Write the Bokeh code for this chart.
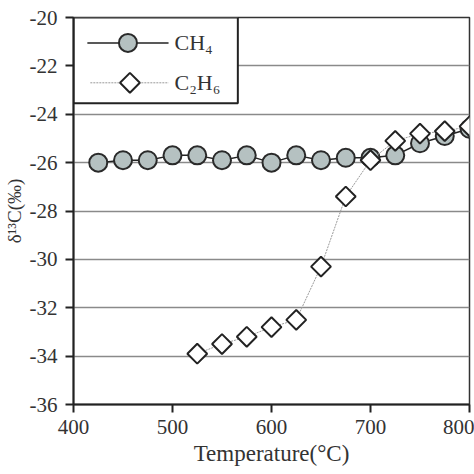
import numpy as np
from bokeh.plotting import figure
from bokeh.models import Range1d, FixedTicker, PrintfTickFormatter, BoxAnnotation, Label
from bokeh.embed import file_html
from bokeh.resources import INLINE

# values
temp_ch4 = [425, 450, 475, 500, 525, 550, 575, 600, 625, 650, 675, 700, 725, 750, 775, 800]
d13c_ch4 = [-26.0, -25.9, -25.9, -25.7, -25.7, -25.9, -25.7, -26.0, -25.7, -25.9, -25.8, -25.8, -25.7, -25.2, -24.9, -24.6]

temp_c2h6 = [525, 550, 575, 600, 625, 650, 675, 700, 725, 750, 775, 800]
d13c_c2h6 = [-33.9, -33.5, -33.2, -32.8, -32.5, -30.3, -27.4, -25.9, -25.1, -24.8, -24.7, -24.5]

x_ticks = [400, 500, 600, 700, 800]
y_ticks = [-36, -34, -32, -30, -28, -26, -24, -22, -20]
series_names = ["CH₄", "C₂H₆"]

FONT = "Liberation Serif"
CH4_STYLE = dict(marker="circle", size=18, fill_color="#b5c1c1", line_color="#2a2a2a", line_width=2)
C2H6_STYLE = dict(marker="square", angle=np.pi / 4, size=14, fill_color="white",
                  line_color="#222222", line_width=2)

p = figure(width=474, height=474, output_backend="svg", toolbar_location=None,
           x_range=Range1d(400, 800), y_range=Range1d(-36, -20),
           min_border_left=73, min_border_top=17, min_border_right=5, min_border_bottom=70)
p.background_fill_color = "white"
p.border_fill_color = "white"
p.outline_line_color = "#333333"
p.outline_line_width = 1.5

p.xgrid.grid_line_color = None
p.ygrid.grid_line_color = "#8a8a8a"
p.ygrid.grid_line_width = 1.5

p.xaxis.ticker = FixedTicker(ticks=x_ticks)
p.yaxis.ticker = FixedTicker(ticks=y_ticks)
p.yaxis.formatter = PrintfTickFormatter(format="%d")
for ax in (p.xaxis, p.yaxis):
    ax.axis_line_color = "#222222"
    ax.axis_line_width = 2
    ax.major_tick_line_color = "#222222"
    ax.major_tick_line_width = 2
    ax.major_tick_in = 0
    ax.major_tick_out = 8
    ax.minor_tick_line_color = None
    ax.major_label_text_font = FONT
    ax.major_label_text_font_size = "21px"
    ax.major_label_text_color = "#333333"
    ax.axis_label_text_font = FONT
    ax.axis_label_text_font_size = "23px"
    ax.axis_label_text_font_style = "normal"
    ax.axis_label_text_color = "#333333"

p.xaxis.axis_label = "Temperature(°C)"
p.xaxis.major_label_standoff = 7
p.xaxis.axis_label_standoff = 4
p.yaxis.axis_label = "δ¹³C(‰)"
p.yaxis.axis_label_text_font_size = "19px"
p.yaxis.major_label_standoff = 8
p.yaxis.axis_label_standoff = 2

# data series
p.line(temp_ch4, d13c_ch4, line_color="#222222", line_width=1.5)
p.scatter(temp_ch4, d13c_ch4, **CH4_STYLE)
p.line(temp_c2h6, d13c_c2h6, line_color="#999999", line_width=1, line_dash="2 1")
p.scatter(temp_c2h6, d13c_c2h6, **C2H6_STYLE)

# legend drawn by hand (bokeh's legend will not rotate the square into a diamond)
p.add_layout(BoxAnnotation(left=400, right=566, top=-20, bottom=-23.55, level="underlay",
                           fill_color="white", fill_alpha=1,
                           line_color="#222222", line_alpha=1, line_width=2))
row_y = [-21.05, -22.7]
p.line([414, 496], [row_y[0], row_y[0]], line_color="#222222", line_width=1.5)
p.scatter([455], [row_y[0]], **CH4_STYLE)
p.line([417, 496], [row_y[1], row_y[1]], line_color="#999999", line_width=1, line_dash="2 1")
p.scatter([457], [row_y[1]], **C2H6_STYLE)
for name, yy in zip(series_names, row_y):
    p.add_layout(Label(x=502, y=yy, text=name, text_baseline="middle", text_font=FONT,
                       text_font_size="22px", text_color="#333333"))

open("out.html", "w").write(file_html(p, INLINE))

* [Work to be completed]: Go from the first line of the data above to the line containing "from bokeh.resources import INLINE" and retype exactly those lines, both included, but none of the pictures.

* [Solution]:
Write the Bokeh code for this chart.
import numpy as np
from bokeh.plotting import figure
from bokeh.models import Range1d, FixedTicker, PrintfTickFormatter, BoxAnnotation, Label
from bokeh.embed import file_html
from bokeh.resources import INLINE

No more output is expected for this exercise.